- Directed by: Jack Hannah
- Story by: Bill Peet Ralph Wright Milt Banta
- Produced by: Walt Disney
- Starring: Clarence Nash Jimmy MacDonald The Jon Conlon Singers
- Narrated by: Sterling Holloway
- Music by: Joseph Dubin Edward Pola (song, uncredited) George Wyle (song, uncredited)
- Animation by: Eric Larson John Lounsbery Don Lusk Judge Whitaker
- Layouts by: Yale Gracey
- Backgrounds by: Ray Huffine
- Color process: Technicolor
- Production company: Walt Disney Productions
- Distributed by: RKO Radio Pictures
- Release date: February 8, 1952;
- Running time: 8:15
- Country: United States
- Language: English

= Lambert the Sheepish Lion =

1952 film by Jack Hannah

Lambert the Sheepish Lion is a Disney animated short film that was released in 1952. It was directed by Jack Hannah.

== Plot ==
A stork (the same stork from Dumbo) delivers a flock of newborn lambs to their expectant mothers, but finds that he had mistakenly brought along a lion named Lambert (apparently misinterpreting its name), which was supposed to go to South Africa; one of the mother sheep, who was heartbroken at not receiving a lamb, forcefully demands the stork leave Lambert with her.

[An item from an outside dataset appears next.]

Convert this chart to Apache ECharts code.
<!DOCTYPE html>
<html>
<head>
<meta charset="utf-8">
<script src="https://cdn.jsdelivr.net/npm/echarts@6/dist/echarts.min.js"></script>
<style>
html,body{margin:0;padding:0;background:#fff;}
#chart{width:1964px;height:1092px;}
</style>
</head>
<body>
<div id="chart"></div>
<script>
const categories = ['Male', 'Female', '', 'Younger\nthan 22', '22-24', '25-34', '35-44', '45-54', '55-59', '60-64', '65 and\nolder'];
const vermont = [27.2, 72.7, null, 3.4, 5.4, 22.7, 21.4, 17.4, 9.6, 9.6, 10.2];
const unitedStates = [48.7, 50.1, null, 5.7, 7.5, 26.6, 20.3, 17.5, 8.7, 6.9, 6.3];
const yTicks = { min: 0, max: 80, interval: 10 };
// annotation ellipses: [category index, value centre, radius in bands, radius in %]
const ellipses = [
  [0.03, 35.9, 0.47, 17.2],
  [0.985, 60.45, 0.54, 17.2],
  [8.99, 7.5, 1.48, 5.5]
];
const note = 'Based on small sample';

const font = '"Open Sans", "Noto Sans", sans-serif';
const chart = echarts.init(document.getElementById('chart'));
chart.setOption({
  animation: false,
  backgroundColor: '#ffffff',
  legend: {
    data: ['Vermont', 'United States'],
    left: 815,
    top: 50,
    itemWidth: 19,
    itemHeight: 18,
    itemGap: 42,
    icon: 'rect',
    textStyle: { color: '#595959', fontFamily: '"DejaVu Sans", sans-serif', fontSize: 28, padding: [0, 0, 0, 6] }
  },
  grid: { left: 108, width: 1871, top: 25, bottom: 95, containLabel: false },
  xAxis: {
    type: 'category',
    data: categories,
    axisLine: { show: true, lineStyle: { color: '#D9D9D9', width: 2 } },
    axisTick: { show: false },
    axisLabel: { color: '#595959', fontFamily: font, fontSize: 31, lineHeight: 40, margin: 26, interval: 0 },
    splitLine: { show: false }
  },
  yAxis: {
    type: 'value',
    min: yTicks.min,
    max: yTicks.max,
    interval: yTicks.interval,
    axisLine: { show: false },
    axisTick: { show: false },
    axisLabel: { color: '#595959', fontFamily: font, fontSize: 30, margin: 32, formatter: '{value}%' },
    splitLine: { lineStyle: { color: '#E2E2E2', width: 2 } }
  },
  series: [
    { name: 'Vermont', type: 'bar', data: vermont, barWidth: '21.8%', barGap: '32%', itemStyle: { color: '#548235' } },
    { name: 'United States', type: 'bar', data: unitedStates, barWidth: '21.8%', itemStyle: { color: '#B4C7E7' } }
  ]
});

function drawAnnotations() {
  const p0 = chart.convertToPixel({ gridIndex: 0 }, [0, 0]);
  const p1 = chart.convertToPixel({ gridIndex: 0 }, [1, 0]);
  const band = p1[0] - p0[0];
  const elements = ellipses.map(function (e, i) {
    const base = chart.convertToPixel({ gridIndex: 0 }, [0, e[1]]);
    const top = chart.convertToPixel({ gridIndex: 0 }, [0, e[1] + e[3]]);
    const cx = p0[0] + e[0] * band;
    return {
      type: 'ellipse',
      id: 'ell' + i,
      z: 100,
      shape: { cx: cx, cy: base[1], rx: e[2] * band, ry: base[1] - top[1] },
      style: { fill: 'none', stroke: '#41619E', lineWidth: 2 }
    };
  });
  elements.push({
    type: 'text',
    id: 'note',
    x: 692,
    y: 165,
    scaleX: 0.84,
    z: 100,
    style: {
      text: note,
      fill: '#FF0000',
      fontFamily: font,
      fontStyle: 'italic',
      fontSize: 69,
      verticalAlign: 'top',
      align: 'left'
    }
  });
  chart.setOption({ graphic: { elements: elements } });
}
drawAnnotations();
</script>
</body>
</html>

Lambert lives his life thinking he is a sheep, but is ostracized by his peers for being and acting different; he is also defenseless against the other lambs' head-butts. One night, a hungry wolf (the same wolf from the "Peter and the Wolf" segment from Make Mine Music), attacks the flock. At first timid like the other sheep, Lambert's lion instincts kick in when the wolf corners Lambert's mother; with an aggressive roar, Lambert butts the wolf off a ledge.

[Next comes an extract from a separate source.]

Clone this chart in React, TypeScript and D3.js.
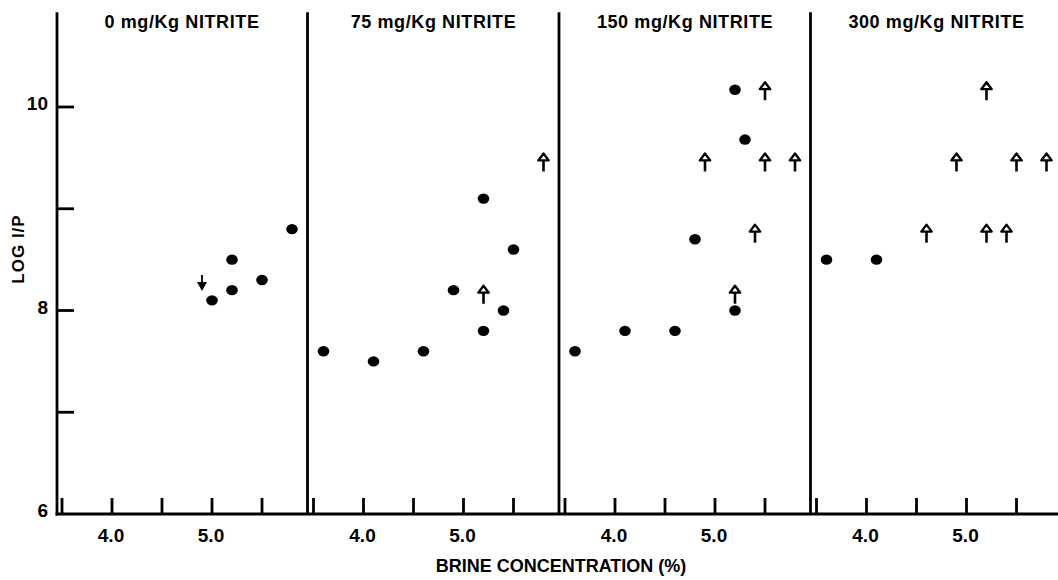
import React from "react";
import * as d3 from "d3";

// ---- data (brine %, log I/P) ----
const panelTitles = ["0 mg/Kg NITRITE", "75 mg/Kg NITRITE", "150 mg/Kg NITRITE", "300 mg/Kg NITRITE"];

// filled dots
const dotBrine0 = [5.0, 5.2, 5.2, 5.5, 5.8];
const dotLog0 = [8.1, 8.2, 8.5, 8.3, 8.8];
const dotBrine75 = [3.6, 4.1, 4.6, 4.9, 5.2, 5.2, 5.4, 5.5];
const dotLog75 = [7.6, 7.5, 7.6, 8.2, 9.1, 7.8, 8.0, 8.6];
const dotBrine150 = [3.6, 4.1, 4.6, 4.8, 5.2, 5.3, 5.2];
const dotLog150 = [7.6, 7.8, 7.8, 8.7, 10.17, 9.68, 8.0];
const dotBrine300 = [3.6, 4.1];
const dotLog300 = [8.5, 8.5];

// open up arrows (greater than)
const upBrine0: number[] = [];
const upLog0: number[] = [];
const upBrine75 = [5.2, 5.8];
const upLog75 = [8.16, 9.46];
const upBrine150 = [4.9, 5.5, 5.5, 5.8, 5.4, 5.2];
const upLog150 = [9.46, 10.16, 9.46, 9.46, 8.76, 8.16];
const upBrine300 = [4.6, 4.9, 5.2, 5.2, 5.4, 5.5, 5.8];
const upLog300 = [8.76, 9.46, 10.16, 8.76, 8.76, 9.46, 9.46];

// filled down arrows (less than)
const downBrine0 = [4.9];
const downLog0 = [8.26];

const xTicks = [3.5, 4.0, 4.5, 5.0, 5.5];
const xTickLabels = [4.0, 5.0];
const yTicks = [7, 8, 9, 10];
const yTickLabels = [6, 8, 10];

const dotsBrine = [dotBrine0, dotBrine75, dotBrine150, dotBrine300];
const dotsLog = [dotLog0, dotLog75, dotLog150, dotLog300];
const upsBrine = [upBrine0, upBrine75, upBrine150, upBrine300];
const upsLog = [upLog0, upLog75, upLog150, upLog300];

const W = 1058;
const H = 580;
const FONT = "'Liberation Sans', Arial, Helvetica, sans-serif";

export default function App() {
  const y = d3.scaleLinear().domain([6, 11]).range([514, 5.25]);
  const panelX0 = (i: number) => 57 + i * 251.5;
  const xScales = panelTitles.map((_, i) =>
    d3.scaleLinear().domain([3.45, 5.95]).range([panelX0(i), panelX0(i) + 250])
  );
  const axisY = y(6);
  const topY = y(10.93);
  const sw = 2.8;

  const upArrow = (cx: number, cy: number, key: string) => (
    <g key={key} transform={`translate(${cx},${cy})`}>
      <line x1={0} y1={-2} x2={0} y2={9.5} stroke="#000" strokeWidth={2.6} />
      <path d="M0,-8.5 L5.2,-1.5 L-5.2,-1.5 Z" fill="#fff" stroke="#000" strokeWidth={2.3} strokeLinejoin="round" />
    </g>
  );

  const downArrow = (cx: number, cy: number, key: string) => (
    <g key={key} transform={`translate(${cx},${cy})`}>
      <line x1={0} y1={-9} x2={0} y2={0} stroke="#000" strokeWidth={1.8} />
      <path d="M-5,-2 L5,-2 L0,7 Z" fill="#000" />
    </g>
  );

  return (
    <svg width={W} height={H} style={{ position: "absolute", left: 0, top: 0, background: "#fff" }} fontFamily={FONT}>
      <rect x={0} y={0} width={W} height={H} fill="#fff" />
      {/* left axis */}
      <line x1={57} y1={topY} x2={57} y2={axisY + sw / 2} stroke="#000" strokeWidth={sw} />
      {/* bottom axis */}
      <line x1={57 - sw / 2} y1={axisY} x2={W} y2={axisY} stroke="#000" strokeWidth={sw} />
      {/* y ticks */}
      {yTicks.map((t) => (
        <line key={"yt" + t} x1={57} y1={y(t)} x2={74} y2={y(t)} stroke="#000" strokeWidth={sw} />
      ))}
      {yTickLabels.map((t) => (
        <text key={"yl" + t} x={48} y={y(t) + 3} textAnchor="end" fontSize={19} fontWeight="bold" fill="#000">
          {t}
        </text>
      ))}
      <text
        transform={`translate(24,249) rotate(-90)`}
        textAnchor="middle"
        fontSize={17}
        fontWeight="bold"
        fill="#000"
        letterSpacing={1}
      >
        LOG I/P
      </text>

      {panelTitles.map((title, i) => {
        const x = xScales[i];
        const x0 = panelX0(i);
        return (
          <g key={title}>
            {i > 0 && (
              <line x1={x0 - 1} y1={topY} x2={x0 - 1} y2={axisY} stroke="#000" strokeWidth={sw} />
            )}
            <text
              x={x0 + 125}
              y={28}
              textAnchor="middle"
              fontSize={18}
              fontWeight="bold"
              fill="#000"
              letterSpacing={0.6}
            >
              {title}
            </text>
            {xTicks.map((t) => (
              <line key={"xt" + t} x1={x(t)} y1={axisY} x2={x(t)} y2={axisY - 16} stroke="#000" strokeWidth={sw} />
            ))}
            {xTickLabels.map((t) => (
              <text key={"xl" + t} x={x(t) - 1} y={542} textAnchor="middle" fontSize={19} fontWeight="bold" fill="#000">
                {t.toFixed(1)}
              </text>
            ))}
            {dotsBrine[i].map((b, j) => (
              <ellipse key={"d" + j} cx={x(b)} cy={y(dotsLog[i][j])} rx={5.8} ry={5.2} fill="#000" />
            ))}
            {upsBrine[i].map((b, j) => upArrow(x(b), y(upsLog[i][j]), "u" + j))}
            {i === 0 && downBrine0.map((b, j) => downArrow(x(b), y(downLog0[j]), "dn" + j))}
          </g>
        );
      })}

      <text x={561} y={572} textAnchor="middle" fontSize={18} fontWeight="bold" fill="#000">
        BRINE CONCENTRATION (%)
      </text>
    </svg>
  );
}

Thereafter, the now-adult Lambert is wholeheartedly accepted by the other sheep as one of the flock and the narrator tells us to not worry about that wolf, which hangs precariously from a bush—the berries on the bush will sustain him.

== Cast ==
The voice of the narrator and the stork was provided by actor and Disney legend Sterling Holloway. Holloway was also the voice for the stork in Dumbo, in which the character plays a very similar role in the plot. Uncredited roles include June Foray, who made the sounds of the sheep, Lambert's sheep mother and Lambert's purrs and growls, and Stan Freberg, who voiced Lambert's only spoken line, "Mama!"

== Reception ==
In 1952, the film was nominated for an Academy Award in the category Best Short Subject, Cartoons but lost to The Two Mouseketeers, a Tom and Jerry cartoon which shared one of 7 Oscars for the Tom and Jerry series. A picture book adaptation for children was also released in the 1970s as part of the "Disney's Wonderful World of Reading" series.

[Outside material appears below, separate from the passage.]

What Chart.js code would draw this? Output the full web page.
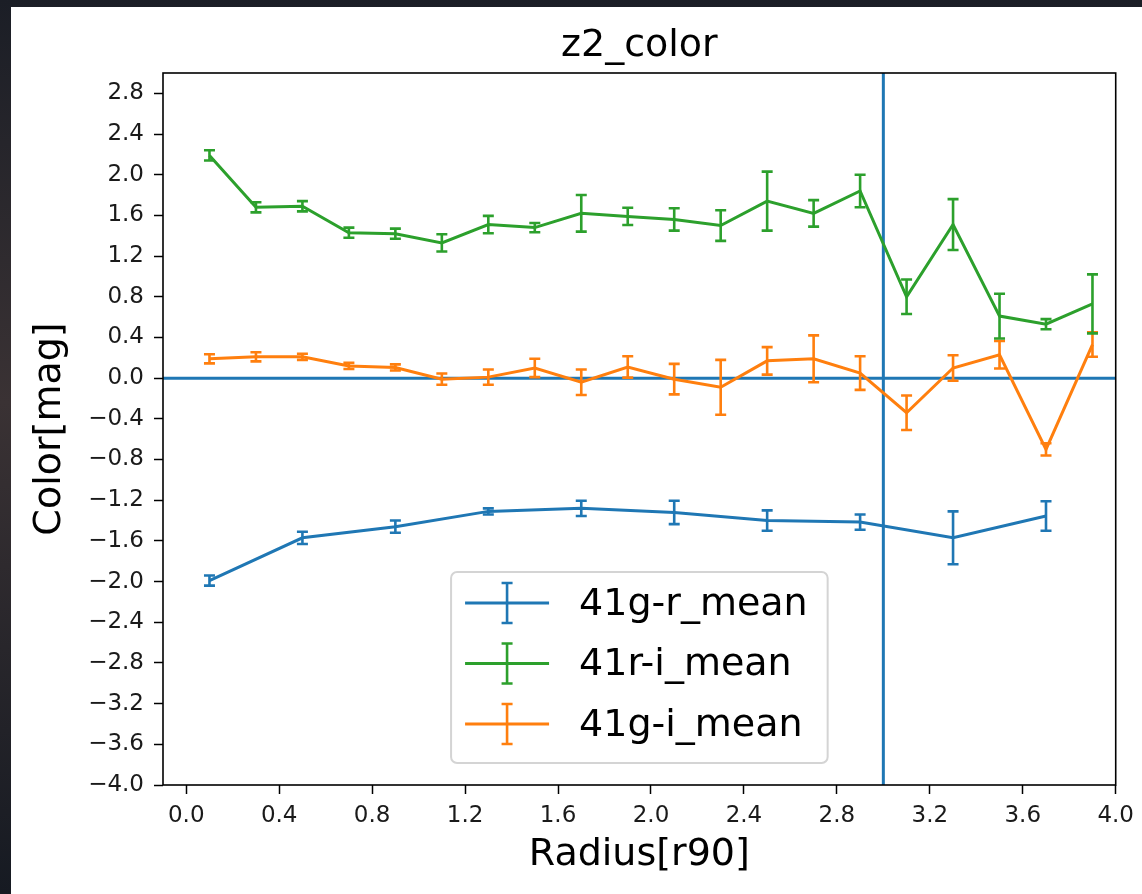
<!DOCTYPE html>
<html>
<head>
<meta charset="utf-8">
<title>z2_color</title>
<script src="https://cdn.jsdelivr.net/npm/chart.js@4.4.1/dist/chart.umd.min.js"></script>
<style>
  html, body { margin: 0; padding: 0; background: #1c2028; }
  #wrap { width: 1142px; height: 894px; }
</style>
</head>
<body>
<div id="wrap"><canvas id="colorChart" width="1142" height="894"></canvas></div>
<script>
// radius bins (in units of r90)
const radiusFine = [0.1, 0.3, 0.5, 0.7, 0.9, 1.1, 1.3, 1.5, 1.7, 1.9, 2.1, 2.3, 2.5, 2.7, 2.9, 3.1, 3.3, 3.5, 3.7, 3.9];
const radiusCoarse = [0.1, 0.5, 0.9, 1.3, 1.7, 2.1, 2.5, 2.9, 3.3, 3.7];

// g-r colour, coarse bins
const grMean = [-1.99, -1.57, -1.46, -1.31, -1.28, -1.32, -1.40, -1.415, -1.57, -1.355];
const grErr  = [0.05, 0.06, 0.06, 0.03, 0.075, 0.115, 0.10, 0.075, 0.26, 0.145];

// r-i colour
const riMean = [2.19, 1.68, 1.69, 1.43, 1.42, 1.33, 1.51, 1.48, 1.62, 1.59, 1.56, 1.50, 1.74, 1.62, 1.84, 0.80, 1.51, 0.61, 0.53, 0.73];
const riErr  = [0.05, 0.05, 0.05, 0.05, 0.05, 0.085, 0.085, 0.045, 0.18, 0.085, 0.11, 0.15, 0.29, 0.13, 0.16, 0.17, 0.25, 0.22, 0.05, 0.29];

// g-i colour
const giMean = [0.19, 0.21, 0.21, 0.12, 0.105, -0.01, 0.01, 0.10, -0.04, 0.11, -0.01, -0.09, 0.17, 0.19, 0.05, -0.34, 0.10, 0.23, -0.70, 0.33];
const giErr  = [0.045, 0.045, 0.03, 0.03, 0.03, 0.055, 0.075, 0.09, 0.125, 0.105, 0.15, 0.27, 0.135, 0.23, 0.165, 0.17, 0.125, 0.135, 0.06, 0.12];

const seriesLabels = ['41g-r_mean', '41r-i_mean', '41g-i_mean'];
const seriesColors = ['#1f77b4', '#2ca02c', '#ff7f0e'];

// reference lines
const zeroColor = 0.0;
const cutRadius = 3.0;

const FONT = "'DejaVu Sans', 'Liberation Sans', sans-serif";
const chartTitle = 'z2_color';

const toPoints = (xs, ys) => xs.map((x, i) => ({ x: x, y: ys[i] }));

const fmtTick = (v) => {
    const r = Math.round(v * 10) / 10;
    if (Math.abs(r) < 1e-9) return '0.0';
    return (r < 0 ? '\u2212' : '') + Math.abs(r).toFixed(1);
};

// dark frame + white figure panel
const backdrop = {
    id: 'backdrop',
    beforeDraw(chart) {
        const { ctx, width, height } = chart;
        ctx.save();
        const g = ctx.createLinearGradient(0, 0, 0, height);
        g.addColorStop(0, '#1b1e26');
        g.addColorStop(0.45, '#3a3234');
        g.addColorStop(1, '#161a22');
        ctx.fillStyle = g;
        ctx.fillRect(0, 0, width, height);
        ctx.fillStyle = '#ffffff';
        ctx.fillRect(11, 7, width - 11, height - 7);
        ctx.restore();
    }
};

// title centred over the axes, not the whole canvas
const axesTitle = {
    id: 'axesTitle',
    afterDraw(chart) {
        const { ctx, chartArea: a } = chart;
        ctx.save();
        ctx.font = `38px ${FONT}`;
        ctx.fillStyle = '#000';
        ctx.textAlign = 'center';
        ctx.textBaseline = 'alphabetic';
        ctx.fillText(chartTitle, (a.left + a.right) / 2, a.top - 17);
        ctx.restore();
    }
};

// axhline / axvline
const refLines = {
    id: 'refLines',
    beforeDatasetsDraw(chart) {
        const { ctx, chartArea, scales } = chart;
        const y0 = scales.y.getPixelForValue(zeroColor);
        const x0 = scales.x.getPixelForValue(cutRadius);
        ctx.save();
        ctx.strokeStyle = '#1f77b4';
        ctx.lineWidth = 3;
        ctx.beginPath();
        ctx.moveTo(chartArea.left, y0);
        ctx.lineTo(chartArea.right, y0);
        ctx.moveTo(x0, chartArea.top);
        ctx.lineTo(x0, chartArea.bottom);
        ctx.stroke();
        ctx.restore();
    }
};

// vertical error bars with caps, drawn right after each line
const errorBars = {
    id: 'errorBars',
    afterDatasetDraw(chart, args) {
        const ds = chart.data.datasets[args.index];
        if (!ds.errors) return;
        const { ctx, scales } = chart;
        const cap = 5.5;
        ctx.save();
        ctx.strokeStyle = ds.borderColor;
        ctx.lineWidth = 2.6;
        ds.data.forEach((p, i) => {
            const e = ds.errors[i];
            const x = scales.x.getPixelForValue(p.x);
            const yTop = scales.y.getPixelForValue(p.y + e);
            const yBot = scales.y.getPixelForValue(p.y - e);
            ctx.beginPath();
            ctx.moveTo(x, yTop);
            ctx.lineTo(x, yBot);
            ctx.moveTo(x - cap, yTop);
            ctx.lineTo(x + cap, yTop);
            ctx.moveTo(x - cap, yBot);
            ctx.lineTo(x + cap, yBot);
            ctx.stroke();
        });
        ctx.restore();
    }
};

// axes frame (all four spines)
const frame = {
    id: 'frame',
    afterDatasetsDraw(chart) {
        const { ctx, chartArea: a } = chart;
        ctx.save();
        ctx.strokeStyle = '#000';
        ctx.lineWidth = 1.6;
        ctx.strokeRect(a.left, a.top, a.right - a.left, a.bottom - a.top);
        ctx.restore();
    }
};

// errorbar-style legend, lower centre of the axes
const errLegend = {
    id: 'errLegend',
    afterDraw(chart) {
        const { ctx, chartArea: a } = chart;
        const items = chart.data.datasets.filter(d => d.errors);
        const fontSize = 38;
        ctx.save();
        ctx.font = `${fontSize}px ${FONT}`;
        const textW = Math.max(...items.map(d => ctx.measureText(d.label).width));
        const rowH = 60.5;
        const boxW = 128 + textW + 20;
        const boxH = 191;
        const bx = (a.left + a.right) / 2 - boxW / 2;
        const by = a.bottom - 22 - boxH;

        ctx.beginPath();
        ctx.roundRect(bx, by, boxW, boxH, 6);
        ctx.fillStyle = 'rgba(255,255,255,0.85)';
        ctx.fill();
        ctx.strokeStyle = '#d4d4d4';
        ctx.lineWidth = 2;
        ctx.stroke();

        items.forEach((d, i) => {
            const cy = by + 31 + i * rowH;
            const hx0 = bx + 14, hx1 = bx + 98, hx = (hx0 + hx1) / 2;
            ctx.strokeStyle = d.borderColor;
            ctx.lineWidth = 3;
            ctx.beginPath();
            ctx.moveTo(hx0, cy);
            ctx.lineTo(hx1, cy);
            ctx.stroke();
            ctx.lineWidth = 2.6;
            ctx.beginPath();
            ctx.moveTo(hx, cy - 20);
            ctx.lineTo(hx, cy + 20);
            ctx.moveTo(hx - 5.5, cy - 20);
            ctx.lineTo(hx + 5.5, cy - 20);
            ctx.moveTo(hx - 5.5, cy + 20);
            ctx.lineTo(hx + 5.5, cy + 20);
            ctx.stroke();

            ctx.fillStyle = '#000';
            ctx.textAlign = 'left';
            ctx.textBaseline = 'middle';
            ctx.fillText(d.label, bx + 128, cy + 2);
        });
        ctx.restore();
    }
};

const makeSeries = (label, color, xs, ys, errs) => ({
    label: label,
    data: toPoints(xs, ys),
    errors: errs,
    borderColor: color,
    backgroundColor: color,
    borderWidth: 3,
    showLine: true,
    pointRadius: 0,
    pointHoverRadius: 0,
    tension: 0,
    fill: false
});

new Chart(document.getElementById('colorChart'), {
    type: 'scatter',
    data: {
        datasets: [
            makeSeries(seriesLabels[0], seriesColors[0], radiusCoarse, grMean, grErr),
            makeSeries(seriesLabels[1], seriesColors[1], radiusFine, riMean, riErr),
            makeSeries(seriesLabels[2], seriesColors[2], radiusFine, giMean, giErr)
        ]
    },
    options: {
        responsive: false,
        animation: false,
        devicePixelRatio: 1,
        layout: { padding: { left: 0, right: 25, top: 73, bottom: 0 } },
        plugins: {
            legend: { display: false },
            tooltip: { enabled: false },
            title: { display: false }
        },
        scales: {
            x: {
                type: 'linear',
                min: -0.1,
                max: 4.0,
                afterFit: (s) => { s.height = 109; },
                border: { display: false },
                grid: { drawOnChartArea: false, drawTicks: true, tickLength: 9, tickColor: '#000', tickWidth: 1.5 },
                ticks: {
                    stepSize: 0.4,
                    includeBounds: false,
                    autoSkip: false,
                    maxRotation: 0,
                    padding: 8,
                    color: '#1a1a1a',
                    font: { family: FONT, size: 23 },
                    callback: (v) => fmtTick(v)
                },
                title: {
                    display: true,
                    text: 'Radius[r90]',
                    color: '#000',
                    font: { family: FONT, size: 38 },
                    padding: { top: 0, bottom: 16 }
                }
            },
            y: {
                type: 'linear',
                min: -4.0,
                max: 3.0,
                afterFit: (s) => { s.width = 163; },
                border: { display: false },
                grid: { drawOnChartArea: false, drawTicks: true, tickLength: 9, tickColor: '#000', tickWidth: 1.5 },
                ticks: {
                    stepSize: 0.4,
                    includeBounds: false,
                    autoSkip: false,
                    padding: 10,
                    color: '#1a1a1a',
                    font: { family: FONT, size: 23 },
                    callback: (v) => fmtTick(v)
                },
                title: {
                    display: true,
                    text: 'Color[mag]',
                    color: '#000',
                    font: { family: FONT, size: 38 },
                    padding: { top: 27, bottom: 0 }
                }
            }
        }
    },
    plugins: [backdrop, refLines, errorBars, frame, axesTitle, errLegend]
});
</script>
</body>
</html>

It has been claimed the original print of the film was given as a gift to Emperor Hirohito of Japan because it was his favorite Disney cartoon, but there is no source to this claim.

== Other releases ==
The short aired as a prelude to Disney's The Lion King when originally released on the big screen in some countries. In the late 1980s it was seen on NBC television as a prelude to the network's prime-time airing of Dumbo, likely because of the presence of the stork character in both films.

== Home media ==
The short was released on December 6, 2005, on Walt Disney Treasures: Disney Rarities - Celebrated Shorts: 1920s–1960s.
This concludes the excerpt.